Ad-Hoc Networks and Self-Organizing Networks
Emergency management teams can always expect volunteers to emerge in emergency situations. This is called a convergence reaction. Research has shown that organized and trained volunteers are superior to spontaneous ones, although untrained persons often want to volunteer their time in emergency situations. Ad-hoc or self-organizing networks refer to individuals who volunteer their time and resources to aid in the community response to a disaster without prior affiliation with a volunteer organization. This effort is most often spontaneous without any monetary incentives.
The spontaneous relief groups formed often help with supply donation or clean-up efforts, which are low-risk activities. Self-organized networks can form based on physical proximity, such as a community coming together to distribute food to displaced persons. These networks can also form through social media websites or third-party websites, which affords citizens around the globe the opportunity to make monetary donations to the relief effort. After the emergency situation has returned to a relative level of normality, these networks disperse.

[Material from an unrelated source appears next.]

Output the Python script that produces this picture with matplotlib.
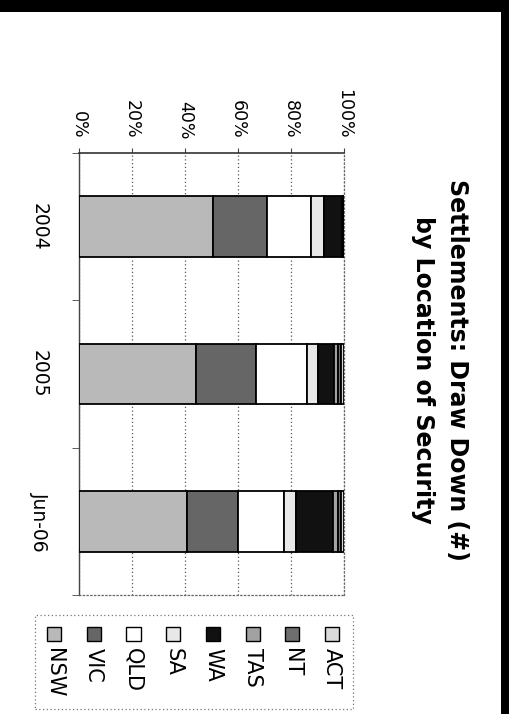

Even though volunteers provide extra manpower for emergency response, volunteer efforts can complicate response efforts. Volunteers may take on unacceptable health and safety risks, may take resources from the victims, and will most likely not have a command structure. After an earthquake in Mexico City in 1985, 2.2 rescuers died for each victim saved. This is a demonstration on the danger of untrained volunteers. Untrained volunteers are most commonly found in ad-hoc networks.